**RECORDED DATA:**

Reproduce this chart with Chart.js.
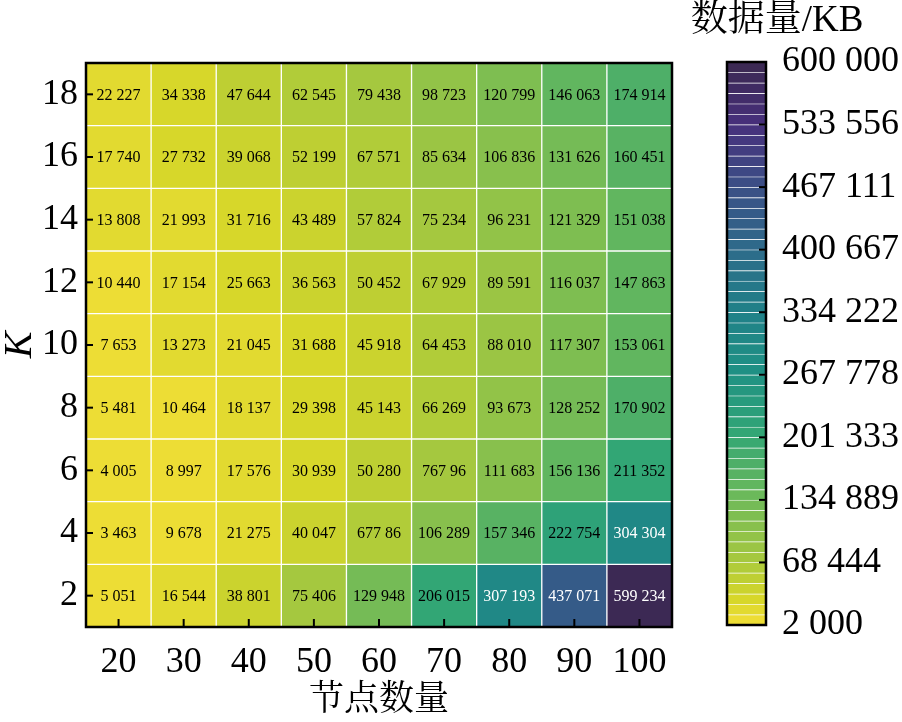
<!DOCTYPE html>
<html>
<head>
<meta charset="utf-8">
<script src="https://cdn.jsdelivr.net/npm/chart.js@4.4.1/dist/chart.umd.min.js"></script>
<style>
  html, body { margin: 0; padding: 0; background: #fff; }
  #wrap { position: relative; width: 902px; height: 722px; }
  #heat { position: absolute; left: 0; top: 0; }
  #barra { position: absolute; left: 680px; top: 0; }
</style>
</head>
<body>
<div id="wrap">
  <canvas id="heat" width="902" height="722"></canvas>
  <canvas id="barra" width="222" height="722"></canvas>
</div>
<script>
// Nós (eixo x) e K (eixo y)
const nos = ["20", "30", "40", "50", "60", "70", "80", "90", "100"];
const valoresK = [2, 4, 6, 8, 10, 12, 14, 16, 18];

// Dados por linha de K (de K=2 até K=18), em KB
const k2  = [5051, 16544, 38801, 75406, 129948, 206015, 307193, 437071, 599234];
const k4  = [3463, 9678, 21275, 40047, 67786, 106289, 157346, 222754, 304304];
const k6  = [4005, 8997, 17576, 30939, 50280, 76796, 111683, 156136, 211352];
const k8  = [5481, 10464, 18137, 29398, 45143, 66269, 93673, 128252, 170902];
const k10 = [7653, 13273, 21045, 31688, 45918, 64453, 88010, 117307, 153061];
const k12 = [10440, 17154, 25663, 36563, 50452, 67929, 89591, 116037, 147863];
const k14 = [13808, 21993, 31716, 43489, 57824, 75234, 96231, 121329, 151038];
const k16 = [17740, 27732, 39068, 52199, 67571, 85634, 106836, 131626, 160451];
const k18 = [22227, 34338, 47644, 62545, 79438, 98723, 120799, 146063, 174914];
const linhas = [k2, k4, k6, k8, k10, k12, k14, k16, k18];

// rótulos como aparecem na figura original
const rotulosEspeciais = { 76796: "767 96", 67786: "677 86" };

// Barra de cores
const escalaMin = 2000;
const escalaMax = 600000;
const ticksBarra = [2000, 68444, 134889, 201333, 267778, 334222, 400667, 467111, 533556, 600000];
const niveis = 54;

const FONTE = "'Liberation Serif', 'Noto Serif CJK SC', 'Noto Sans CJK SC', serif";

const paradas = [
  [0.00, [243, 223, 56]],
  [0.05, [213, 214, 41]],
  [0.12, [165, 200, 63]],
  [0.23, [108, 185, 90]],
  [0.34, [50, 166, 117]],
  [0.45, [31, 145, 132]],
  [0.56, [32, 128, 136]],
  [0.67, [46, 106, 138]],
  [0.78, [59, 79, 134]],
  [0.89, [71, 48, 124]],
  [1.00, [59, 40, 80]]
];

function corPorT(t) {
  t = Math.max(0, Math.min(1, t));
  for (let i = 1; i < paradas.length; i++) {
    if (t <= paradas[i][0]) {
      const [t0, c0] = paradas[i - 1];
      const [t1, c1] = paradas[i];
      const f = (t - t0) / (t1 - t0);
      const c = c0.map((v, j) => Math.round(v + (c1[j] - v) * f));
      return `rgb(${c[0]},${c[1]},${c[2]})`;
    }
  }
  return "rgb(59,40,80)";
}

function corValor(v) {
  const t = (v - escalaMin) / (escalaMax - escalaMin);
  const nivel = Math.min(niveis - 1, Math.floor(t * niveis));
  return corPorT((nivel + 0.5) / niveis);
}

function formatarNumero(v) {
  return String(Math.round(v)).replace(/\B(?=(\d{3})+(?!\d))/g, " ");
}

// ticks para dentro + moldura
const moldura = {
  id: "moldura",
  afterDraw(chart) {
    const { ctx, chartArea: a, scales } = chart;
    ctx.save();
    ctx.strokeStyle = "#000";
    ctx.lineWidth = 2;
    if (scales.x && scales.x.options.display !== false) {
      scales.x.ticks.forEach((t, i) => {
        const px = scales.x.getPixelForTick(i);
        ctx.beginPath(); ctx.moveTo(px, a.bottom); ctx.lineTo(px, a.bottom - 8); ctx.stroke();
      });
      scales.y.ticks.forEach(t => {
        const py = scales.y.getPixelForValue(t.value);
        ctx.beginPath(); ctx.moveTo(a.left, py); ctx.lineTo(a.left + 7, py); ctx.stroke();
      });
    } else {
      scales.y.ticks.forEach(t => {
        if (t.value === escalaMin || t.value === escalaMax) return;
        const py = scales.y.getPixelForValue(t.value);
        ctx.beginPath(); ctx.moveTo(a.right, py); ctx.lineTo(a.right - 7, py); ctx.stroke();
      });
    }
    ctx.lineWidth = 2.5;
    ctx.strokeRect(a.left, a.top, a.right - a.left, a.bottom - a.top);
    ctx.restore();
  }
};

const rotulosCelulas = {
  id: "rotulosCelulas",
  afterDatasetsDraw(chart) {
    const { ctx } = chart;
    ctx.save();
    ctx.font = `16px ${FONTE}`;
    ctx.textAlign = "center";
    ctx.textBaseline = "middle";
    chart.data.datasets.forEach((ds, di) => {
      const meta = chart.getDatasetMeta(di);
      meta.data.forEach((el, i) => {
        const v = ds.valores[i];
        const p = el.getCenterPoint();
        ctx.fillStyle = v > 300000 ? "#fff" : "#000";
        ctx.fillText(rotulosEspeciais[v] || formatarNumero(v), p.x, p.y + 1);
      });
    });
    ctx.restore();
  }
};

const datasetsCalor = linhas.map((linha, r) => ({
  label: "K=" + valoresK[r],
  data: linha.map(() => [valoresK[r] - 1, valoresK[r] + 1]),
  valores: linha,
  backgroundColor: linha.map(corValor),
  borderColor: "rgba(255,255,255,0.12)",
  borderWidth: 1,
  borderSkipped: false,
  barPercentage: 1,
  categoryPercentage: 1,
  grouped: false
}));

new Chart(document.getElementById("heat"), {
  type: "bar",
  data: { labels: nos, datasets: datasetsCalor },
  options: {
    responsive: false,
    animation: false,
    layout: { padding: { top: 63, right: 230, left: 0, bottom: 0 } },
    plugins: { legend: { display: false }, tooltip: { enabled: false } },
    scales: {
      x: {
        grid: { display: false },
        border: { display: false },
        ticks: { color: "#000", font: { family: FONTE, size: 36 }, padding: 6, maxRotation: 0 },
        title: { display: true, text: "节点数量", color: "#000", font: { family: FONTE, size: 35, lineHeight: 1.05 }, padding: { top: 0, bottom: 3 } },
        afterFit(s) { s.height = 95; }
      },
      y: {
        min: 1, max: 19,
        grid: { display: false },
        border: { display: false },
        afterBuildTicks(s) { s.ticks = valoresK.map(v => ({ value: v })); },
        ticks: { color: "#000", font: { family: FONTE, size: 36 }, padding: 0 },
        title: { display: true, text: "K", color: "#000", font: { family: FONTE, size: 40, style: "italic", lineHeight: 1.0 }, padding: { top: 0, bottom: 0 } },
        afterFit(s) { s.width = 86; }
      }
    }
  },
  plugins: [rotulosCelulas, moldura]
});

// Barra de cores como barras flutuantes numa escala linear
const passo = (escalaMax - escalaMin) / niveis;
const faixas = [];
for (let i = 0; i < niveis; i++) faixas.push([escalaMin + i * passo, escalaMin + (i + 1) * passo]);

const tituloBarra = {
  id: "tituloBarra",
  afterDraw(chart) {
    const { ctx, chartArea: a } = chart;
    ctx.save();
    ctx.font = `37px ${FONTE}`;
    ctx.fillStyle = "#000";
    ctx.textAlign = "center";
    ctx.textBaseline = "middle";
    ctx.fillText("数据量/KB", a.left + 50, 21);
    ctx.restore();
  }
};

new Chart(document.getElementById("barra"), {
  type: "bar",
  data: {
    labels: [""],
    datasets: faixas.map(f => ({
      data: [f],
      backgroundColor: corPorT(((f[0] + f[1]) / 2 - escalaMin) / (escalaMax - escalaMin)),
      borderColor: "rgba(255,255,255,0.13)",
      borderWidth: { top: 1, bottom: 0, left: 0, right: 0 },
      borderSkipped: false,
      barPercentage: 1,
      categoryPercentage: 1,
      grouped: false
    }))
  },
  options: {
    responsive: false,
    animation: false,
    layout: { padding: { top: 62, bottom: 97, left: 47, right: 0 } },
    plugins: { legend: { display: false }, tooltip: { enabled: false } },
    scales: {
      x: { display: false },
      y: {
        position: "right",
        min: escalaMin, max: escalaMax,
        grid: { display: false },
        border: { display: false },
        afterBuildTicks(s) { s.ticks = ticksBarra.map(v => ({ value: v })); },
        ticks: { color: "#000", font: { family: FONTE, size: 36 }, padding: 8, callback: v => formatarNumero(v) },
        afterFit(s) { s.width = 136; }
      }
    }
  },
  plugins: [moldura, tituloBarra]
});
</script>
</body>
</html>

**BRIEF:**
Write out again exactly the lines from the start of the data above through the line containing "14, 16, 18];", inclusive, excluding any pictures.

**EXERCISE RESULT:**
Reproduce this chart with Chart.js.
<!DOCTYPE html>
<html>
<head>
<meta charset="utf-8">
<script src="https://cdn.jsdelivr.net/npm/chart.js@4.4.1/dist/chart.umd.min.js"></script>
<style>
  html, body { margin: 0; padding: 0; background: #fff; }
  #wrap { position: relative; width: 902px; height: 722px; }
  #heat { position: absolute; left: 0; top: 0; }
  #barra { position: absolute; left: 680px; top: 0; }
</style>
</head>
<body>
<div id="wrap">
  <canvas id="heat" width="902" height="722"></canvas>
  <canvas id="barra" width="222" height="722"></canvas>
</div>
<script>
// Nós (eixo x) e K (eixo y)
const nos = ["20", "30", "40", "50", "60", "70", "80", "90", "100"];
const valoresK = [2, 4, 6, 8, 10, 12, 14, 16, 18];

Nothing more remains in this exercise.